=== Recorded information ===

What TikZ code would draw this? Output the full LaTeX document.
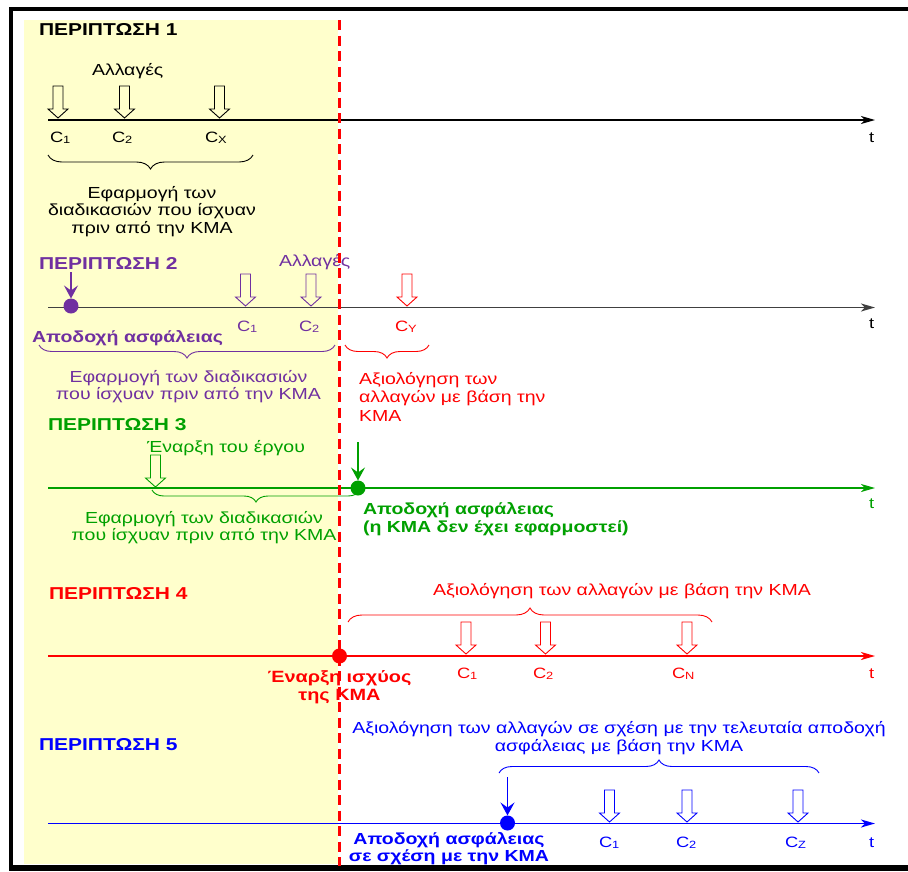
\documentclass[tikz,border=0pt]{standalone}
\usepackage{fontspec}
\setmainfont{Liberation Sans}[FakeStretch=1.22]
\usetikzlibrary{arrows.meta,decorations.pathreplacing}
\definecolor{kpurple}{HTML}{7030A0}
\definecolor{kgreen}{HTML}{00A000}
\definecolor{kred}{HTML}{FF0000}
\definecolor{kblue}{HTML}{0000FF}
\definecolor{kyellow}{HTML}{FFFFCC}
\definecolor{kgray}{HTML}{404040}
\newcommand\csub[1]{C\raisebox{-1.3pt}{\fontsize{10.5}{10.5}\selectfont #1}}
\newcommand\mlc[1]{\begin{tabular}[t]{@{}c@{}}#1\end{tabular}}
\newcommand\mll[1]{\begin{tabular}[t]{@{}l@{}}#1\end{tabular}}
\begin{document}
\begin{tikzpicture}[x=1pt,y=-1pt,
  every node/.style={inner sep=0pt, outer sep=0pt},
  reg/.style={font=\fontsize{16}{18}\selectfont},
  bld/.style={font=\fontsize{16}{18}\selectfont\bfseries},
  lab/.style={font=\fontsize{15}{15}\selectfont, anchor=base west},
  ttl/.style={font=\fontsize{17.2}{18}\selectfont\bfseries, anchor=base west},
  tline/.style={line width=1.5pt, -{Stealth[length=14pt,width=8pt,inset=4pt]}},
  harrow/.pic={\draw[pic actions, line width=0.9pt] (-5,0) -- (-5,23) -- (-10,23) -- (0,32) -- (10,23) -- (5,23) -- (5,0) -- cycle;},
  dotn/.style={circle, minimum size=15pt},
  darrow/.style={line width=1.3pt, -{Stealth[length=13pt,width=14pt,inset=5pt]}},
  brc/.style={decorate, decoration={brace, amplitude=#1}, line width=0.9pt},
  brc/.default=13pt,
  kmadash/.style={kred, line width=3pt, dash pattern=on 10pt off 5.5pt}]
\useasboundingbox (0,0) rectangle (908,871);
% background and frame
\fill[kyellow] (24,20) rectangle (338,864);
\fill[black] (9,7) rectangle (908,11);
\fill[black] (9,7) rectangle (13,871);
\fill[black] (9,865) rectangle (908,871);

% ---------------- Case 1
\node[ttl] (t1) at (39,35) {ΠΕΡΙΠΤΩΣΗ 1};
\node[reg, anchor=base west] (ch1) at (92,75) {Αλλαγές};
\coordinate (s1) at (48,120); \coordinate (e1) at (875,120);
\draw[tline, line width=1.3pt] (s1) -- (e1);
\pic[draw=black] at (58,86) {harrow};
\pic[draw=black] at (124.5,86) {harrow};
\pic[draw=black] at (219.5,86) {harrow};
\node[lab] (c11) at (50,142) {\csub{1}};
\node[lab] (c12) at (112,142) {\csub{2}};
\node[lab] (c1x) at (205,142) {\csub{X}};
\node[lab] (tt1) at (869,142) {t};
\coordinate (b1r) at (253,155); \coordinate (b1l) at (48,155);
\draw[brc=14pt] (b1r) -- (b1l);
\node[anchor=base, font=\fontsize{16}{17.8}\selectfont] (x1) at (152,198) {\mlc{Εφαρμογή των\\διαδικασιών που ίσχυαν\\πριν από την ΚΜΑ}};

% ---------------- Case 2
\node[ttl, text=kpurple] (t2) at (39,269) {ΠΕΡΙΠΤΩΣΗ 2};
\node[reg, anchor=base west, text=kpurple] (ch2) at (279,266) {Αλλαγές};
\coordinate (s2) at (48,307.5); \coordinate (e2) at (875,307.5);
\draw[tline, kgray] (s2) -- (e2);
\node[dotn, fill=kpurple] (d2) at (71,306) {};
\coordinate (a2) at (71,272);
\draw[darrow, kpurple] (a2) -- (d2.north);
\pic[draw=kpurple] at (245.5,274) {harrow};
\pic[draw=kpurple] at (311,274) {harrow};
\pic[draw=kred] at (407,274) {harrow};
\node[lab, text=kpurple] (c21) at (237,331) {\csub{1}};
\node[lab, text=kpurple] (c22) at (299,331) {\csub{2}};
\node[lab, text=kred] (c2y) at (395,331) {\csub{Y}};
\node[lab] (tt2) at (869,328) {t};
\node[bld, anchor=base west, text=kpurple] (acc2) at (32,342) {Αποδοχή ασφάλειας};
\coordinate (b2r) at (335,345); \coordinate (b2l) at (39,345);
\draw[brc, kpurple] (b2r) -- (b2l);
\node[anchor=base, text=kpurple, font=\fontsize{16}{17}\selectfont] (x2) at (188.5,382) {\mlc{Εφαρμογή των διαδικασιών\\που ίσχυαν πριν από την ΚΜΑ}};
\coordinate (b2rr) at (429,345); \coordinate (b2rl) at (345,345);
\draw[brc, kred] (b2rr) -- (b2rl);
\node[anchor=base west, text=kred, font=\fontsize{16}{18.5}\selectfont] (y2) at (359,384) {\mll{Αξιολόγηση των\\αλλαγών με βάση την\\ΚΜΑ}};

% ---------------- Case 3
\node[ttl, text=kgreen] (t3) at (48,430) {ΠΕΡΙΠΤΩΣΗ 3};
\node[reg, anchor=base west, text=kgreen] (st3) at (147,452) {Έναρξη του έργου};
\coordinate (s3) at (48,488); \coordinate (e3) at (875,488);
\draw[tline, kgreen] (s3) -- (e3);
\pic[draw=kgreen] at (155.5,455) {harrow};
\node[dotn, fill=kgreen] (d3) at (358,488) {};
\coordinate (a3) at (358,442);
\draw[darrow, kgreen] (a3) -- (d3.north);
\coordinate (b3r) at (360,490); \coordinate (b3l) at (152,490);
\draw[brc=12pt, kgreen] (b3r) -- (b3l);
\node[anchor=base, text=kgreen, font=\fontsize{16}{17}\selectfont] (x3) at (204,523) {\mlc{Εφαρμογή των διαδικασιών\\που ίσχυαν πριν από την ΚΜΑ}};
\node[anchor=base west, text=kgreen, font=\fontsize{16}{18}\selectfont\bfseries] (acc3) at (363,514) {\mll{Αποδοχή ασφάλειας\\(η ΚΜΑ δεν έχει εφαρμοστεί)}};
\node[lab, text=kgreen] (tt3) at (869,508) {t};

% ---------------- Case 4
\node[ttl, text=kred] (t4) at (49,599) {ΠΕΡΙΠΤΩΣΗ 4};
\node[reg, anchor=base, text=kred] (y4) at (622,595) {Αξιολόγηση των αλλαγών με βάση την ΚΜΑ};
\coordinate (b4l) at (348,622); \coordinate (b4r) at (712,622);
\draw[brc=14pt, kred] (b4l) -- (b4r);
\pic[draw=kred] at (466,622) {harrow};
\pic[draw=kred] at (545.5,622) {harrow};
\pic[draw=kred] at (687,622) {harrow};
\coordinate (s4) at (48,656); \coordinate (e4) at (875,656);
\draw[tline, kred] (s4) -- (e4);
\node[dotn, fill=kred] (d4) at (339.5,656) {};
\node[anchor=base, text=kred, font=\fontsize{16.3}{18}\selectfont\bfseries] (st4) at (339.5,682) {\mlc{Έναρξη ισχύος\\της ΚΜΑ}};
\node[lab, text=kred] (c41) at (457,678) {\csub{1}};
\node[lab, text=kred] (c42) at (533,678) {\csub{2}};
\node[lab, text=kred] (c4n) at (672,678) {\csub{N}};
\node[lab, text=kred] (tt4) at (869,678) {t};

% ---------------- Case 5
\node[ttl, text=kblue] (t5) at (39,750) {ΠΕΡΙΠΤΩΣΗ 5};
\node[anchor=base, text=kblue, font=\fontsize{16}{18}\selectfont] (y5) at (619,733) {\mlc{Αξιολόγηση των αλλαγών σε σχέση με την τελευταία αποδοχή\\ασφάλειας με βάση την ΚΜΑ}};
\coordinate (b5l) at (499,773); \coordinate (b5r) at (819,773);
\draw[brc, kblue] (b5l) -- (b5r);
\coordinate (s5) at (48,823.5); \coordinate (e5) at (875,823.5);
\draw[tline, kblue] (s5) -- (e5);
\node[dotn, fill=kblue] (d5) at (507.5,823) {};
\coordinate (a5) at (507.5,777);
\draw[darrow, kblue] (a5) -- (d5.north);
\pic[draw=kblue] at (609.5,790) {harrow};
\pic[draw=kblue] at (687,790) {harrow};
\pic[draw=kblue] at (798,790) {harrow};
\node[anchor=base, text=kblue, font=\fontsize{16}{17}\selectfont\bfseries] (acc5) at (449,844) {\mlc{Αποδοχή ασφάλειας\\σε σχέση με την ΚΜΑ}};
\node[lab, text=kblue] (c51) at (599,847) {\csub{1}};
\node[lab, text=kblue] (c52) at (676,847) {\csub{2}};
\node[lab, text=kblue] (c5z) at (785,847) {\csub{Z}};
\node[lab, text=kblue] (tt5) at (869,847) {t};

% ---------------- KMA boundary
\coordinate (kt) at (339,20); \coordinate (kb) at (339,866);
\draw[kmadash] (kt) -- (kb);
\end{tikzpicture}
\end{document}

===

## Exercise directions
Repeat exactly and only the lines from the start of the data above through the line that holds "(9,865) rectangle (908,871);", inclusive. Pictures do not belong in the copy.

## Answer in full
What TikZ code would draw this? Output the full LaTeX document.
\documentclass[tikz,border=0pt]{standalone}
\usepackage{fontspec}
\setmainfont{Liberation Sans}[FakeStretch=1.22]
\usetikzlibrary{arrows.meta,decorations.pathreplacing}
\definecolor{kpurple}{HTML}{7030A0}
\definecolor{kgreen}{HTML}{00A000}
\definecolor{kred}{HTML}{FF0000}
\definecolor{kblue}{HTML}{0000FF}
\definecolor{kyellow}{HTML}{FFFFCC}
\definecolor{kgray}{HTML}{404040}
\newcommand\csub[1]{C\raisebox{-1.3pt}{\fontsize{10.5}{10.5}\selectfont #1}}
\newcommand\mlc[1]{\begin{tabular}[t]{@{}c@{}}#1\end{tabular}}
\newcommand\mll[1]{\begin{tabular}[t]{@{}l@{}}#1\end{tabular}}
\begin{document}
\begin{tikzpicture}[x=1pt,y=-1pt,
  every node/.style={inner sep=0pt, outer sep=0pt},
  reg/.style={font=\fontsize{16}{18}\selectfont},
  bld/.style={font=\fontsize{16}{18}\selectfont\bfseries},
  lab/.style={font=\fontsize{15}{15}\selectfont, anchor=base west},
  ttl/.style={font=\fontsize{17.2}{18}\selectfont\bfseries, anchor=base west},
  tline/.style={line width=1.5pt, -{Stealth[length=14pt,width=8pt,inset=4pt]}},
  harrow/.pic={\draw[pic actions, line width=0.9pt] (-5,0) -- (-5,23) -- (-10,23) -- (0,32) -- (10,23) -- (5,23) -- (5,0) -- cycle;},
  dotn/.style={circle, minimum size=15pt},
  darrow/.style={line width=1.3pt, -{Stealth[length=13pt,width=14pt,inset=5pt]}},
  brc/.style={decorate, decoration={brace, amplitude=#1}, line width=0.9pt},
  brc/.default=13pt,
  kmadash/.style={kred, line width=3pt, dash pattern=on 10pt off 5.5pt}]
\useasboundingbox (0,0) rectangle (908,871);
% background and frame
\fill[kyellow] (24,20) rectangle (338,864);
\fill[black] (9,7) rectangle (908,11);
\fill[black] (9,7) rectangle (13,871);
\fill[black] (9,865) rectangle (908,871);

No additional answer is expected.